Quote all of the data exactly as given. Skip every picture it contains.

————

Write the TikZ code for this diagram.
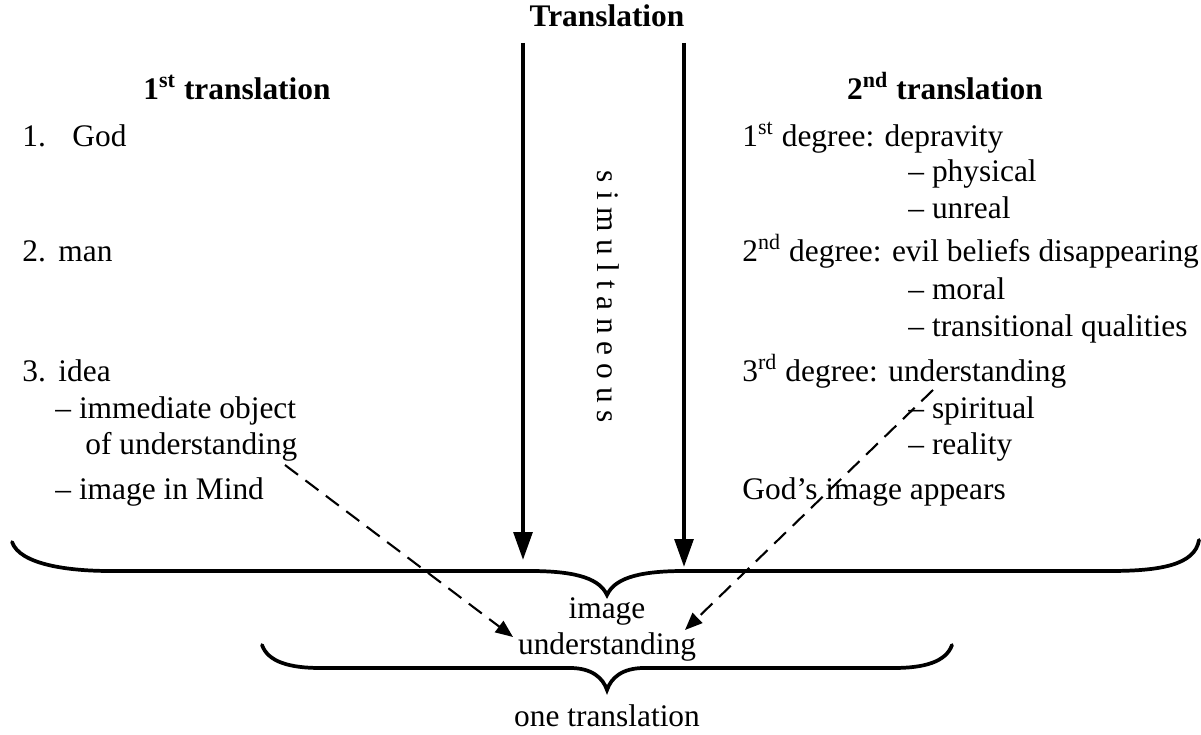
\documentclass[tikz,border=0pt]{standalone}
\usepackage{fontspec}
\setmainfont{Liberation Serif}
\usetikzlibrary{arrows.meta}

\tikzstyle{entry}=[anchor=west,inner sep=0pt,text height=1.6ex,text depth=.4ex,font=\fontsize{13.5}{16}\selectfont]
\tikzstyle{heading}=[inner sep=0pt,text height=1.6ex,text depth=.4ex,font=\fontsize{13.5}{16}\selectfont\bfseries]
\tikzstyle{label}=[inner sep=0pt,text height=1.6ex,text depth=.4ex,font=\fontsize{13.5}{16}\selectfont]
\tikzstyle{flow}=[draw,line width=1.7pt,-{Triangle[length=12pt,width=8pt]}]
\tikzstyle{link}=[draw,line width=0.9pt,dash pattern=on 7pt off 4pt,-{Triangle[length=7.5pt,width=6pt]}]
\tikzstyle{brace}=[draw,line width=1.6pt,line cap=round]

\begin{document}
\begin{tikzpicture}[x=0.43pt,y=-0.43pt]
\useasboundingbox (0,0) rectangle (1201,735);
\node[heading] (title) at (607,20) {Translation};
\node[heading] (first) at (237,93) {1\textsuperscript{st} translation};
\node[heading] (second) at (945,93) {2\textsuperscript{nd} translation};
% first translation
\foreach \y/\num/\x/\word in {140/1./72/God, 255/2./58/man, 375/3./58/idea}{
  \node[entry] (num\y) at (22,\y) {\num};
  \node[entry] (word\y) at (\x,\y) {\word};
}
\node[entry] (immediate) at (55,412) {-- immediate object};
\node[entry] (ofunder) at (85,448) {of understanding};
\node[entry] (inmind) at (55,493) {-- image in Mind};
% second translation
\foreach \y/\deg/\ord/\what in {140/1/st/depravity, 255/2/nd/evil beliefs disappearing,
                                375/3/rd/understanding}{
  \node[entry] (deg\y) at (742,\y) {\deg\textsuperscript{\ord} degree: \what};
}
\foreach \y/\what in {175/physical, 212/unreal, 293/moral, 330/transitional qualities,
                      412/spiritual, 448/reality}{
  \node[entry] (sub\y) at (908,\y) {-- \what};
}
\node[entry] (appears) at (742,493) {God's image appears};
% middle
\node[label,rotate=-90] (simul) at (604,297) {s i m u l t a n e o u s};
\coordinate (ltop) at (523,43);
\coordinate (lend) at (523,560);
\coordinate (rtop) at (684,43);
\coordinate (rend) at (684,567);
\path[flow] (ltop) -- (lend);
\path[flow] (rtop) -- (rend);
\path[brace] (12,542) .. controls (20,565) and (70,571) .. (110,571) -- (530,571)
  .. controls (580,571) and (600,580) .. (607,595)
  .. controls (614,580) and (634,571) .. (684,571) -- (1110,571)
  .. controls (1160,571) and (1195,565) .. (1199,540);
\node[label] (image) at (607,612) {image};
\node[label] (under) at (607,648) {understanding};
\path[brace] (262,645) .. controls (268,662) and (290,668) .. (320,668) -- (570,668)
  .. controls (592,668) and (603,678) .. (607,690)
  .. controls (611,678) and (622,668) .. (644,668) -- (894,668)
  .. controls (924,668) and (946,662) .. (952,645);
\node[label] (one) at (607,720) {one translation};
\coordinate (lstart) at (285,465);
\coordinate (lstop) at (513,637);
\coordinate (rstart) at (933,390);
\coordinate (rstop) at (685,630);
\path[link] (lstart) -- (lstop);
\path[link] (rstart) -- (rstop);
\end{tikzpicture}
\end{document}
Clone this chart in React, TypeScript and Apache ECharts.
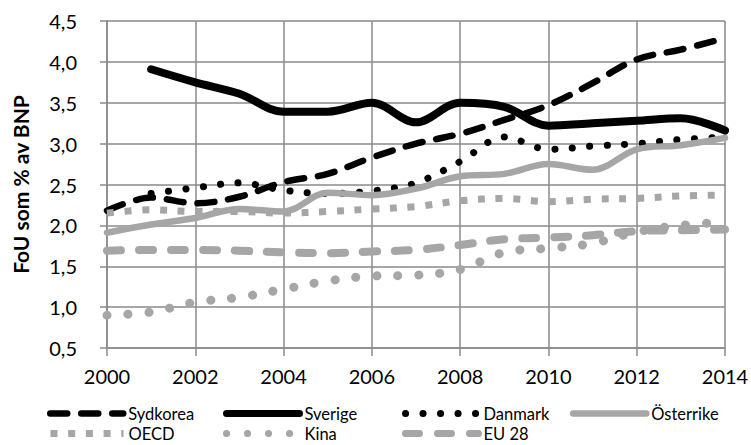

————

Written answer.
Write the TikZ code for this diagram.
\documentclass[tikz,border=0pt]{standalone}
\usepackage{fontspec}
\setmainfont{Liberation Serif}
\usetikzlibrary{arrows.meta}

\tikzstyle{entry}=[anchor=west,inner sep=0pt,text height=1.6ex,text depth=.4ex,font=\fontsize{13.5}{16}\selectfont]
\tikzstyle{heading}=[inner sep=0pt,text height=1.6ex,text depth=.4ex,font=\fontsize{13.5}{16}\selectfont\bfseries]
\tikzstyle{label}=[inner sep=0pt,text height=1.6ex,text depth=.4ex,font=\fontsize{13.5}{16}\selectfont]
\tikzstyle{flow}=[draw,line width=1.7pt,-{Triangle[length=12pt,width=8pt]}]
\tikzstyle{link}=[draw,line width=0.9pt,dash pattern=on 7pt off 4pt,-{Triangle[length=7.5pt,width=6pt]}]
\tikzstyle{brace}=[draw,line width=1.6pt,line cap=round]

\begin{document}
\begin{tikzpicture}[x=0.43pt,y=-0.43pt]
\useasboundingbox (0,0) rectangle (1201,735);
\node[heading] (title) at (607,20) {Translation};
\node[heading] (first) at (237,93) {1\textsuperscript{st} translation};
\node[heading] (second) at (945,93) {2\textsuperscript{nd} translation};
% first translation
\foreach \y/\num/\x/\word in {140/1./72/God, 255/2./58/man, 375/3./58/idea}{
  \node[entry] (num\y) at (22,\y) {\num};
  \node[entry] (word\y) at (\x,\y) {\word};
}
\node[entry] (immediate) at (55,412) {-- immediate object};
\node[entry] (ofunder) at (85,448) {of understanding};
\node[entry] (inmind) at (55,493) {-- image in Mind};
% second translation
\foreach \y/\deg/\ord/\what in {140/1/st/depravity, 255/2/nd/evil beliefs disappearing,
                                375/3/rd/understanding}{
  \node[entry] (deg\y) at (742,\y) {\deg\textsuperscript{\ord} degree: \what};
}
\foreach \y/\what in {175/physical, 212/unreal, 293/moral, 330/transitional qualities,
                      412/spiritual, 448/reality}{
  \node[entry] (sub\y) at (908,\y) {-- \what};
}
\node[entry] (appears) at (742,493) {God's image appears};
% middle
\node[label,rotate=-90] (simul) at (604,297) {s i m u l t a n e o u s};
\coordinate (ltop) at (523,43);
\coordinate (lend) at (523,560);
\coordinate (rtop) at (684,43);
\coordinate (rend) at (684,567);
\path[flow] (ltop) -- (lend);
\path[flow] (rtop) -- (rend);
\path[brace] (12,542) .. controls (20,565) and (70,571) .. (110,571) -- (530,571)
  .. controls (580,571) and (600,580) .. (607,595)
  .. controls (614,580) and (634,571) .. (684,571) -- (1110,571)
  .. controls (1160,571) and (1195,565) .. (1199,540);
\node[label] (image) at (607,612) {image};
\node[label] (under) at (607,648) {understanding};
\path[brace] (262,645) .. controls (268,662) and (290,668) .. (320,668) -- (570,668)
  .. controls (592,668) and (603,678) .. (607,690)
  .. controls (611,678) and (622,668) .. (644,668) -- (894,668)
  .. controls (924,668) and (946,662) .. (952,645);
\node[label] (one) at (607,720) {one translation};
\coordinate (lstart) at (285,465);
\coordinate (lstop) at (513,637);
\coordinate (rstart) at (933,390);
\coordinate (rstop) at (685,630);
\path[link] (lstart) -- (lstop);
\path[link] (rstart) -- (rstop);
\end{tikzpicture}
\end{document}
Clone this chart in React, TypeScript and Apache ECharts.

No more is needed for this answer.